**RECORDED INFORMATION:**
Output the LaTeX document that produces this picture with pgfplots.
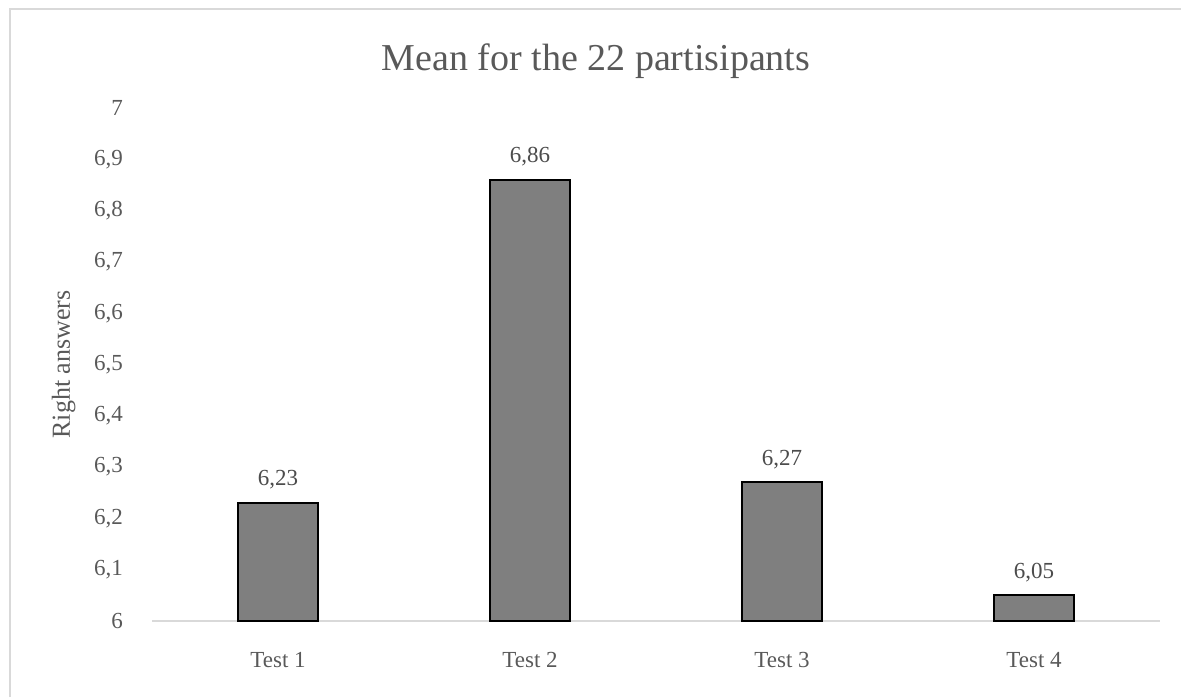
\documentclass[border=0pt]{standalone}
\usepackage{pgfplots}
\pgfplotsset{compat=1.18}
\usepackage{fontspec}
\setmainfont{Liberation Serif}
\definecolor{txt}{HTML}{595959}
\definecolor{barc}{HTML}{7F7F7F}
\definecolor{grid}{HTML}{D9D9D9}
\begin{document}
\begin{tikzpicture}[x=1pt,y=1pt]
\path[use as bounding box] (0,0) rectangle (590.5,348.5);
\draw[grid, line width=1pt] (5,0) -- (5,344) -- (590.5,344);
\node[txt, font=\fontsize{19}{22}\selectfont] at (298,318) {Mean for the 22 partisipants};
\begin{axis}[
  at={(76pt,38pt)}, anchor=south west,
  scale only axis, width=504pt, height=256.5pt,
  ybar, bar width=40pt,
  xmin=-0.5, xmax=3.5, ymin=6, ymax=7,
  xtick={0,1,2,3}, xticklabels={Test 1,Test 2,Test 3,Test 4},
  ytick={6,6.1,...,7.01},
  axis x line*=bottom, axis y line*=left,
  y axis line style={draw=none},
  x axis line style={grid, line width=0.8pt, -},
  major tick length=0pt,
  tick style={draw=none},
  tick label style={txt, font=\fontsize{11.5}{13}\selectfont},
  /pgf/number format/assume math mode=true,
  yticklabel style={/pgf/number format/use comma,/pgf/number format/fixed,/pgf/number format/precision=1, xshift=-11pt},
  xticklabel style={yshift=-12pt},
  ylabel={Right answers},
  ylabel style={txt, font=\fontsize{13}{15}\selectfont, yshift=2.5pt},
  nodes near coords,
  nodes near coords style={black!70, font=\fontsize{11.5}{13}\selectfont, /pgf/number format/use comma,/pgf/number format/fixed,/pgf/number format/fixed zerofill,/pgf/number format/precision=2, yshift=3pt},
  clip=false,
]
\addplot[fill=barc, draw=black, line width=1pt] coordinates {(0,6.23) (1,6.86) (2,6.27) (3,6.05)};
\end{axis}
\end{tikzpicture}
\end{document}
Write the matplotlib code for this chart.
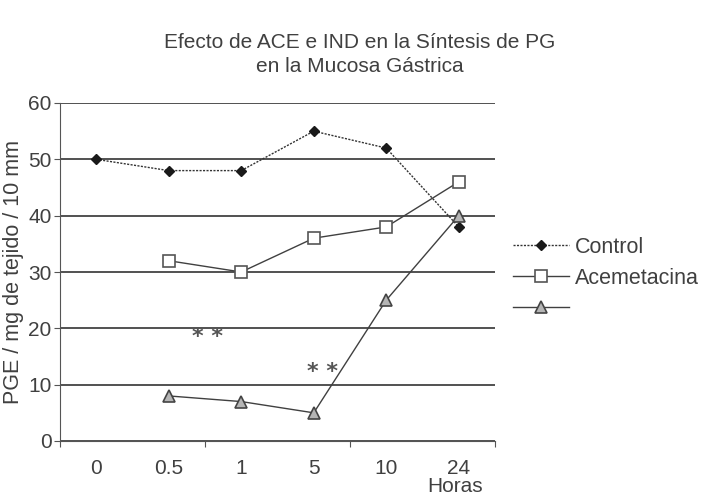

**THE REQUEST:** Reproduce the data word for word, excluding its pictures.

**TASK OUTPUT:**
Output the LaTeX document that produces this picture with pgfplots.
\documentclass[border=0pt]{standalone}
\usepackage{pgfplots}
\pgfplotsset{compat=1.18}
\usepackage{fontspec}
\setmainfont{Liberation Serif}
\definecolor{txt}{HTML}{595959}
\definecolor{barc}{HTML}{7F7F7F}
\definecolor{grid}{HTML}{D9D9D9}
\begin{document}
\begin{tikzpicture}[x=1pt,y=1pt]
\path[use as bounding box] (0,0) rectangle (590.5,348.5);
\draw[grid, line width=1pt] (5,0) -- (5,344) -- (590.5,344);
\node[txt, font=\fontsize{19}{22}\selectfont] at (298,318) {Mean for the 22 partisipants};
\begin{axis}[
  at={(76pt,38pt)}, anchor=south west,
  scale only axis, width=504pt, height=256.5pt,
  ybar, bar width=40pt,
  xmin=-0.5, xmax=3.5, ymin=6, ymax=7,
  xtick={0,1,2,3}, xticklabels={Test 1,Test 2,Test 3,Test 4},
  ytick={6,6.1,...,7.01},
  axis x line*=bottom, axis y line*=left,
  y axis line style={draw=none},
  x axis line style={grid, line width=0.8pt, -},
  major tick length=0pt,
  tick style={draw=none},
  tick label style={txt, font=\fontsize{11.5}{13}\selectfont},
  /pgf/number format/assume math mode=true,
  yticklabel style={/pgf/number format/use comma,/pgf/number format/fixed,/pgf/number format/precision=1, xshift=-11pt},
  xticklabel style={yshift=-12pt},
  ylabel={Right answers},
  ylabel style={txt, font=\fontsize{13}{15}\selectfont, yshift=2.5pt},
  nodes near coords,
  nodes near coords style={black!70, font=\fontsize{11.5}{13}\selectfont, /pgf/number format/use comma,/pgf/number format/fixed,/pgf/number format/fixed zerofill,/pgf/number format/precision=2, yshift=3pt},
  clip=false,
]
\addplot[fill=barc, draw=black, line width=1pt] coordinates {(0,6.23) (1,6.86) (2,6.27) (3,6.05)};
\end{axis}
\end{tikzpicture}
\end{document}
Write the matplotlib code for this chart.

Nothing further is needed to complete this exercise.